I'll just draw that on here, overlaying that here. Whenever x and y are the same, that would be points like right here at the origin, or at 1, 1, or at 2, 2, 3, 3, 4, 4, 5, 5, 6, 6, et cetera on that line. And also since they are opposites, that would also be-- when they're opposites, it's equal to 0 as well. That's also down this direction, and that actually continues in both directions, if you notice. 

All of those points on either of those two lines we have a slope of 0. So if you notice, we have horizontal tangents or horizontal line segments drawn there. They're very small line segments, and they represent what's happening at the center of that segment. That's when the slope is 0. 

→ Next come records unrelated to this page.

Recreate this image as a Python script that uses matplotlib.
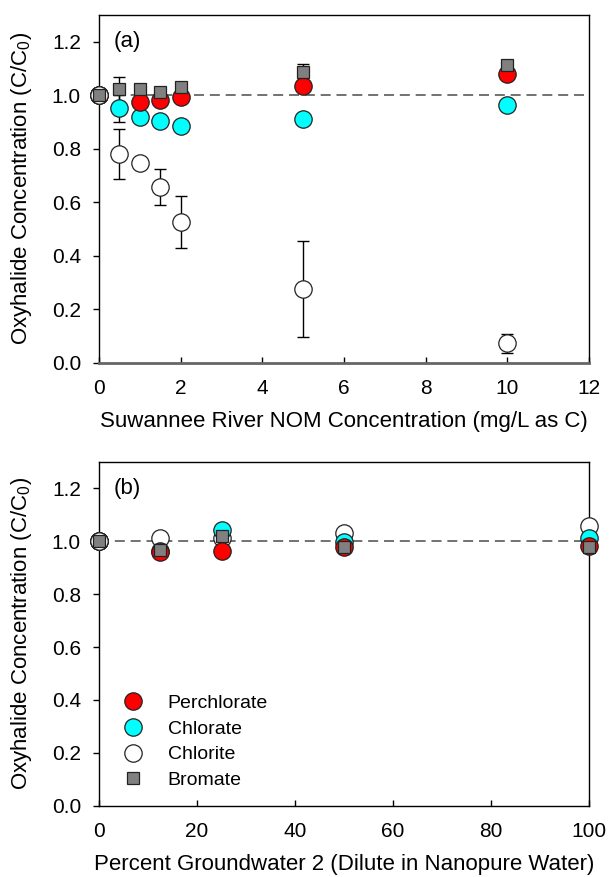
import numpy as np
import matplotlib
matplotlib.use("Agg")
import matplotlib.pyplot as plt
from matplotlib.lines import Line2D

plt.rcParams['font.family'] = ['Liberation Sans', 'DejaVu Sans']
plt.rcParams['mathtext.fontset'] = 'custom'
plt.rcParams['mathtext.rm'] = 'Liberation Sans'
plt.rcParams['mathtext.it'] = 'Liberation Sans'

# panel (a): NOM concentration (mg/L as C)
nom = [0, 0.5, 1, 1.5, 2, 5, 10]
a_perchlorate = [1.0, np.nan, 0.975, 0.981, 0.994, 1.034, 1.079]
a_chlorate = [1.0, 0.950, 0.919, 0.904, 0.884, 0.909, 0.963]
a_chlorate_err = [0, 0.05, 0, 0, 0, 0, 0]
a_chlorite = [1.0, 0.78, 0.747, 0.657, 0.526, 0.276, 0.072]
a_chlorite_err = [0, 0.095, 0, 0.066, 0.098, 0.178, 0.035]
a_bromate = [1.0, 1.021, 1.022, 1.012, 1.032, 1.087, 1.113]
a_bromate_err = [0, 0.045, 0, 0, 0.01, 0.03, 0]

# panel (b): percent groundwater 2
pct = [0, 12.5, 25, 50, 100]
b_perchlorate = [1.0, 0.959, 0.962, 0.978, 0.982]
b_chlorate = [1.0, 0.965, 1.042, 0.998, 1.012]
b_chlorite = [1.0, 1.012, 1.012, 1.030, 1.058]
b_bromate = [1.0, 0.966, 1.020, 0.978, 0.980]

names = ['Perchlorate', 'Chlorate', 'Chlorite', 'Bromate']
face = ['#ff0000', '#00ffff', '#ffffff', '#808080']
mk = ['o', 'o', 'o', 's']
msz = [12.5, 12.5, 12.5, 8.5]
zord = [5, 4, 3, 6]

fig = plt.figure(figsize=(6.15, 8.77), dpi=100)
ax_a = fig.add_axes([0.161, 0.5864, 0.797, 0.3967])
ax_b = fig.add_axes([0.161, 0.0813, 0.797, 0.3920])


def style(ax, xmax, xticks, xlabel, tag):
    ax.set_xlim(0, xmax)
    ax.set_ylim(0, 1.3)
    ax.set_xticks(xticks)
    ax.set_yticks(np.arange(0, 1.21, 0.2))
    ax.set_yticklabels(['%.1f' % v for v in np.arange(0, 1.21, 0.2)])
    ax.tick_params(axis='y', direction='out', length=4, width=1, labelsize=15, pad=9)
    ax.tick_params(axis='x', direction='in', length=4, width=1, labelsize=15, pad=12)
    ax.set_xlabel(xlabel, fontsize=16, labelpad=9)
    ax.set_ylabel('Oxyhalide Concentration (C/C$_0$)', fontsize=16, labelpad=13)
    ax.axhline(1.0, color='#5a5a5a', lw=1.2, dashes=(6, 3.5), zorder=1)
    ax.text(0.03, 0.922, tag, transform=ax.transAxes, fontsize=16, va='center')
    for s in ax.spines.values():
        s.set_linewidth(1)


def draw(ax, xs, series, errs):
    for vals, err, fc, m, ms, z in zip(series, errs, face, mk, msz, zord):
        if err is not None:
            ax.errorbar(xs, vals, yerr=err, fmt='none', ecolor='black',
                        elinewidth=1, capsize=4.3, capthick=1, zorder=2, clip_on=False)
        ax.plot(xs, vals, ls='none', marker=m, ms=ms, mfc=fc, mec='#222222',
                mew=0.9, zorder=z, clip_on=False)
    # at the C0 reference point the chlorite circle sits above the others
    ax.plot(xs[:1], series[2][:1], ls='none', marker='o', ms=12.5, mfc='white',
            mec='#222222', mew=0.9, zorder=5.5, clip_on=False)


draw(ax_a, nom, [a_perchlorate, a_chlorate, a_chlorite, a_bromate],
     [None, a_chlorate_err, a_chlorite_err, a_bromate_err])
draw(ax_b, pct, [b_perchlorate, b_chlorate, b_chlorite, b_bromate],
     [None, None, None, None])

style(ax_a, 12, range(0, 13, 2), 'Suwannee River NOM Concentration (mg/L as C)', '(a)')
style(ax_b, 100, range(0, 101, 20), 'Percent Groundwater 2 (Dilute in Nanopure Water)', '(b)')
ax_a.spines['bottom'].set_color('#666666')
ax_a.spines['bottom'].set_linewidth(2)

handles = [Line2D([], [], ls='none', marker=m, ms=ms, mfc=fc, mec='#222222', mew=0.9)
           for m, ms, fc in zip(mk, msz, face)]
ax_b.legend(handles, names, loc='lower left', bbox_to_anchor=(0.025, 0.02),
            frameon=False, fontsize=14, handlelength=1.2, handletextpad=1.2,
            labelspacing=0.42, borderpad=0)

fig.savefig('out.png', dpi=100)
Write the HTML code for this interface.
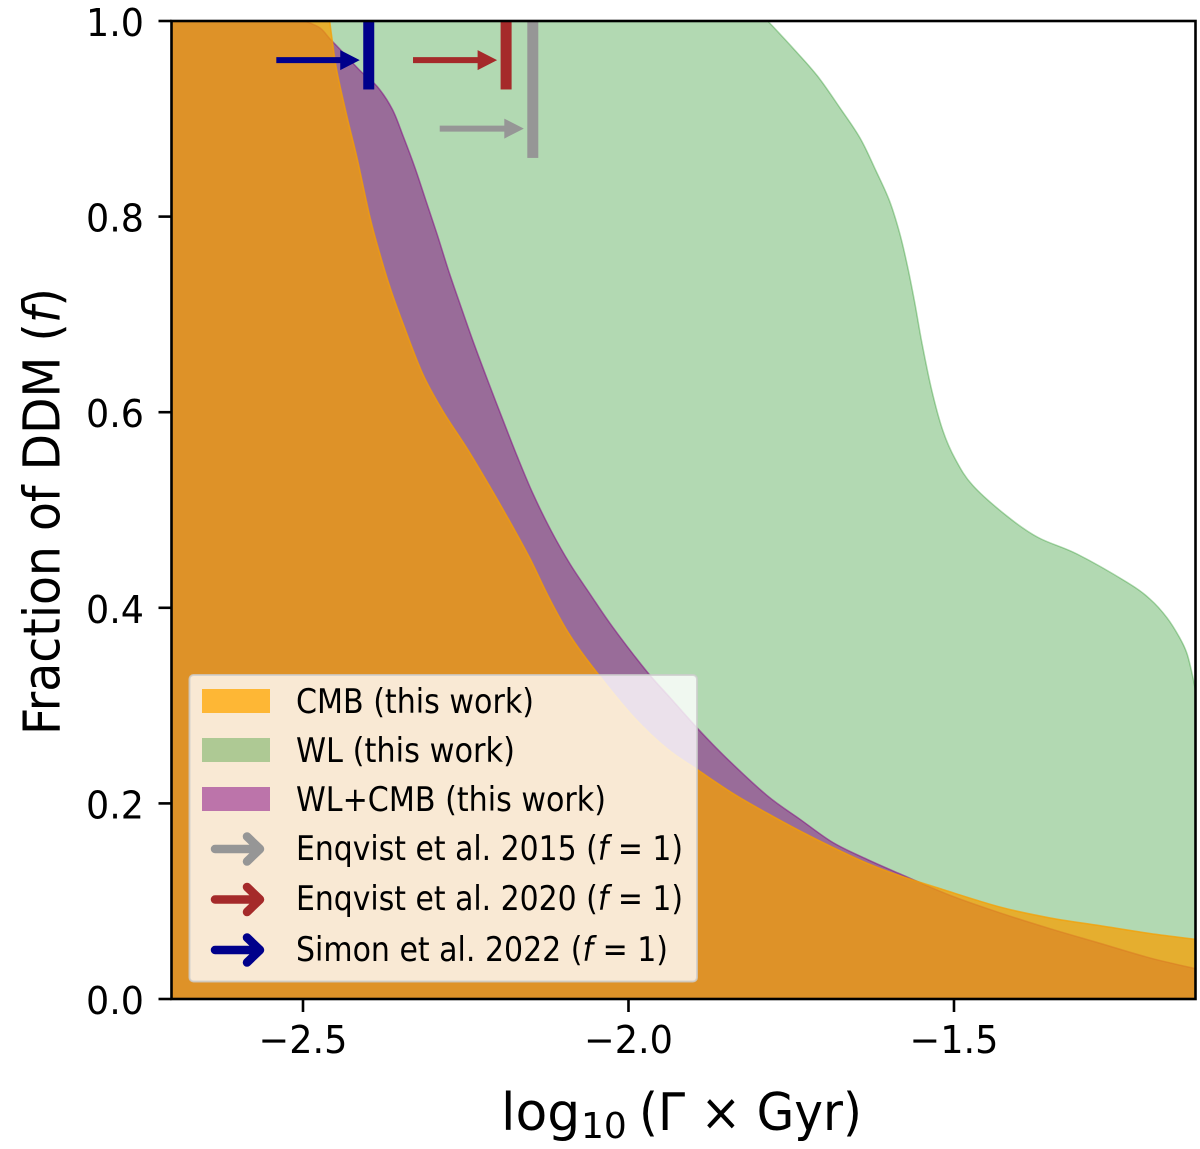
<!DOCTYPE html>
<html lang="en">
<head>
<meta charset="utf-8">
<title>Fraction of DDM constraints</title>
<style>
html,body{margin:0;padding:0;background:#fff;width:1200px;height:1149px;overflow:hidden}
svg{display:block}
text{font-family:"DejaVu Sans","Liberation Sans",sans-serif;fill:#000}
</style>
</head>
<body>
<svg id="chart" xmlns="http://www.w3.org/2000/svg" width="1200" height="1149" viewBox="0 0 1200 1149">
  <defs>
    <clipPath id="axes-clip"><rect x="171.5" y="21" width="1024" height="978"/></clipPath>
  </defs>
  <g id="regions" clip-path="url(#axes-clip)"></g>
  <g id="refs" clip-path="url(#axes-clip)"></g>
  <g id="ticks"></g>
  <rect x="171.500" y="21" width="1024" height="978" fill="none" stroke="#000" stroke-width="2.6"/>

  <g>
    <rect x="189.5" y="675" width="507.5" height="306.5" rx="4" fill="#fff" fill-opacity="0.8" stroke="#ccc" stroke-opacity="0.8" stroke-width="2"/>
    <rect x="202" y="689" width="68" height="24" fill="#ffa500" fill-opacity="0.75"/>
    <rect x="202" y="738" width="68" height="24" fill="#008000" fill-opacity="0.3"/>
    <rect x="202" y="787" width="68" height="24" fill="#800080" fill-opacity="0.5"/>

    <g fill="none" stroke-linecap="round" stroke-linejoin="round" stroke-width="8.5">
      <path d="M215 849H259M247 836.500L260 849L247 861.500" stroke="#969696"/>
      <path d="M215 899.500H259M247 887L260 899.500L247 912" stroke="#a52a2a"/>
      <path d="M215 950H259M247 937.500L260 950L247 962.500" stroke="#00008b"/>
    </g>

    <text x="296" y="713" font-size="33.500" textLength="238" lengthAdjust="spacingAndGlyphs">CMB (this work)</text>
    <text x="296" y="762" font-size="33.500" textLength="219" lengthAdjust="spacingAndGlyphs">WL (this work)</text>
    <text x="296" y="811" font-size="33.500" textLength="310" lengthAdjust="spacingAndGlyphs">WL+CMB (this work)</text>
    <text x="296" y="860" font-size="33.500" textLength="387" lengthAdjust="spacingAndGlyphs">Enqvist et al. 2015 (<tspan font-style="italic">f</tspan> = 1)</text>
    <text x="296" y="910" font-size="33.500" textLength="387" lengthAdjust="spacingAndGlyphs">Enqvist et al. 2020 (<tspan font-style="italic">f</tspan> = 1)</text>
    <text x="296" y="961" font-size="33.500" textLength="372" lengthAdjust="spacingAndGlyphs">Simon et al. 2022 (<tspan font-style="italic">f</tspan> = 1)</text>
  </g>

  <g>
    <text x="501" y="1130" font-size="52">log</text>
    <text x="581" y="1138" font-size="36">10</text>
    <text x="639" y="1130" font-size="52" textLength="223" lengthAdjust="spacingAndGlyphs">(Γ × Gyr)</text>
  </g>
  <text transform="translate(59.500 735) rotate(-90)" font-size="51" textLength="447" lengthAdjust="spacingAndGlyphs">Fraction of DDM (<tspan font-style="italic">f</tspan>)</text>
</svg>
<script>
// Boundary of the weak-lensing region
const wlGamma = [-1.786,-1.747,-1.710,-1.675,-1.644,-1.620,-1.599,-1.583,-1.571,-1.560,-1.549,-1.534,-1.517,-1.498,-1.471,-1.419,-1.371,-1.311,-1.234,-1.199,-1.173,-1.153,-1.142,-1.133,-1.129];
const wlFraction = [1.000,0.972,0.944,0.911,0.880,0.847,0.816,0.782,0.748,0.711,0.670,0.622,0.581,0.552,0.525,0.494,0.472,0.455,0.426,0.409,0.390,0.369,0.353,0.329,0.315];

// Boundary of the WL+CMB region
const jointGamma = [-2.497,-2.474,-2.459,-2.443,-2.412,-2.386,-2.363,-2.346,-2.328,-2.311,-2.294,-2.276,-2.259,-2.239,-2.216,-2.194,-2.171,-2.147,-2.119,-2.090,-2.059,-2.024,-1.972,-1.936,-1.893,-1.849,-1.787,-1.737,-1.686,-1.634,-1.583,-1.506,-1.429,-1.353,-1.276,-1.199,-1.129];
const jointFraction = [1.000,0.993,0.982,0.971,0.949,0.933,0.910,0.882,0.850,0.816,0.782,0.744,0.711,0.673,0.632,0.594,0.555,0.517,0.479,0.445,0.414,0.380,0.335,0.308,0.276,0.246,0.208,0.184,0.160,0.143,0.128,0.106,0.088,0.072,0.057,0.042,0.031];

// Boundary of the CMB region
const cmbGamma = [-2.459,-2.455,-2.448,-2.432,-2.417,-2.397,-2.382,-2.366,-2.346,-2.316,-2.285,-2.248,-2.213,-2.177,-2.151,-2.121,-2.090,-2.051,-1.993,-1.941,-1.893,-1.839,-1.787,-1.737,-1.686,-1.634,-1.583,-1.522,-1.429,-1.353,-1.276,-1.199,-1.129];
const cmbFraction = [1.000,0.980,0.949,0.901,0.860,0.799,0.762,0.727,0.690,0.639,0.601,0.563,0.524,0.482,0.450,0.409,0.372,0.336,0.289,0.256,0.234,0.210,0.190,0.172,0.155,0.139,0.126,0.113,0.094,0.083,0.075,0.067,0.061];

// Literature limits at f = 1
const refNames = ['enqvist-2015','enqvist-2020','simon-2022'];
const refGamma = [-2.147,-2.188,-2.399];
const refTailGamma = [-2.290,-2.331,-2.541];
const refArrowFraction = [0.890,0.960,0.960];
const refLowFraction = [0.860,0.930,0.930];
const refColors = ['#969696','#a52a2a','#00008b'];

// Ticks
const xTickValues = [-2.5,-2.0,-1.5];
const xTickLabels = ['\u22122.5','\u22122.0','\u22121.5'];
const yTickValues = [0,0.2,0.4,0.6,0.8,1.0];
const yTickLabels = ['0.0','0.2','0.4','0.6','0.8','1.0'];

const xDomain = [-2.702,-1.129];
const yDomain = [0,1];
const xRange = [171.5,1195.5];
const yRange = [999,21];
function sx(v){return xRange[0]+(v-xDomain[0])/(xDomain[1]-xDomain[0])*(xRange[1]-xRange[0]);}
function sy(v){return yRange[0]+(v-yDomain[0])/(yDomain[1]-yDomain[0])*(yRange[1]-yRange[0]);}

const NS = 'http://www.w3.org/2000/svg';
function make(tag,parent){const el=document.createElementNS(NS,tag);parent.appendChild(el);return el;}

function smoothPath(xs,ys){
  const p=xs.map((x,i)=>[sx(x),sy(ys[i])]);
  let d='L'+p[0][0].toFixed(2)+' '+p[0][1].toFixed(2);
  for(let i=0;i<p.length-1;i++){
    const a=p[Math.max(i-1,0)],b=p[i],c=p[i+1],e=p[Math.min(i+2,p.length-1)];
    const c1x=b[0]+(c[0]-a[0])/6,c1y=b[1]+(c[1]-a[1])/6;
    const c2x=c[0]-(e[0]-b[0])/6,c2y=c[1]-(e[1]-b[1])/6;
    d+='C'+c1x.toFixed(2)+' '+c1y.toFixed(2)+' '+c2x.toFixed(2)+' '+c2y.toFixed(2)+' '+c[0].toFixed(2)+' '+c[1].toFixed(2);
  }
  return d;
}
function regionPath(xs,ys){
  const left=sx(xDomain[0]),right=sx(xDomain[1]),base=sy(0),top=sy(1);
  return 'M'+left+' '+base+'L'+left+' '+top+smoothPath(xs,ys)+'L'+right+' '+base+'Z';
}
function styleRegion(el,xs,ys,color,alpha){
  el.setAttribute('d',regionPath(xs,ys));
  el.setAttribute('fill',color);
  el.setAttribute('fill-opacity',alpha);
  el.setAttribute('stroke',color);
  el.setAttribute('stroke-opacity',alpha);
  el.setAttribute('stroke-width','1.5');
}

const regions=document.getElementById('regions');
const wlRegion=make('path',regions);


styleRegion(wlRegion,wlGamma,wlFraction,'#008000',0.3);

const jointRegion=make('path',regions);


styleRegion(jointRegion,jointGamma,jointFraction,'#800080',0.5);

const cmbRegion=make('path',regions);


styleRegion(cmbRegion,cmbGamma,cmbFraction,'#f69f03',0.75);

const refs=document.getElementById('refs');
refNames.forEach(function(name,i){
  const barX=sx(refGamma[i]);
  const bar=make('rect',refs);
  
  
  bar.setAttribute('x',barX-5.5);
  bar.setAttribute('y',sy(1));
  bar.setAttribute('width',11);
  bar.setAttribute('height',sy(refLowFraction[i])-sy(1));
  bar.setAttribute('fill',refColors[i]);

  const ay=sy(refArrowFraction[i]);
  const tip=barX-9;
  const neck=tip-19.5;
  const arrow=make('path',refs);
  
  
  arrow.setAttribute('d','M'+sx(refTailGamma[i])+' '+(ay-3)+'H'+neck+'V'+(ay-10)+'L'+tip+' '+ay+'L'+neck+' '+(ay+10)+'V'+(ay+3)+'H'+sx(refTailGamma[i])+'Z');
  arrow.setAttribute('fill',refColors[i]);
});

const ticks=document.getElementById('ticks');
xTickValues.forEach(function(v,i){
  const px=sx(v);
  const mark=make('line',ticks);
  
  
  mark.setAttribute('x1',px);
  mark.setAttribute('x2',px);
  mark.setAttribute('y1',sy(0));
  mark.setAttribute('y2',sy(0)+13);
  mark.setAttribute('stroke','#000');
  mark.setAttribute('stroke-width','2.6');
  const label=make('text',ticks);
  
  
  label.setAttribute('x',px-44.5);
  label.setAttribute('y',1053);
  label.setAttribute('font-size','38');
  label.setAttribute('textLength','89');
  label.setAttribute('lengthAdjust','spacingAndGlyphs');
  label.textContent=xTickLabels[i];
});
yTickValues.forEach(function(v,i){
  const py=sy(v);
  const mark=make('line',ticks);
  
  
  mark.setAttribute('x1',sx(xDomain[0])-13);
  mark.setAttribute('x2',sx(xDomain[0]));
  mark.setAttribute('y1',py);
  mark.setAttribute('y2',py);
  mark.setAttribute('stroke','#000');
  mark.setAttribute('stroke-width','2.6');
  const label=make('text',ticks);
  
  
  label.setAttribute('x',86);
  label.setAttribute('y',py+15);
  label.setAttribute('font-size','38');
  label.setAttribute('textLength','58');
  label.setAttribute('lengthAdjust','spacingAndGlyphs');
  label.textContent=yTickLabels[i];
});
</script>
</body>
</html>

Now, from there, I would take some other points, and we're going to make a table. I want to take some other points. So I've actually thought, OK, what about 1, 2? So that's above the 1, 1 line. That would give me a representative point, and I would do this for a whole bunch of points, but I'm going to take the 0.12, and my y prime value is x squared minus y squared. 

That will be 1 squared minus 2 squared, or that's 1, and that would be minus 4, so negative 3. My slope at that point is negative 3, so I would draw a line segment at the point 1, 2 that has a slope of negative 3. And if you notice, that segment is already drawn there. It has a slope of negative 3. 

Now let's try another point. Just again, because of symmetry, we can actually determine some other values from these, but I'm not going to do 1,000 of them. Just a few. How about 2, 3? That would be 2 squared minus 3 squared. 

That would be 4 minus negative 5, and, again, if we look at our graph moving to the 0.23, you have something that has a slightly steeper slope of negative 5, or so it appears. All right, and we could continue this with many other points, and all we'd find is that this graph that's here that I've already created with technology matches the slope at every one of those points.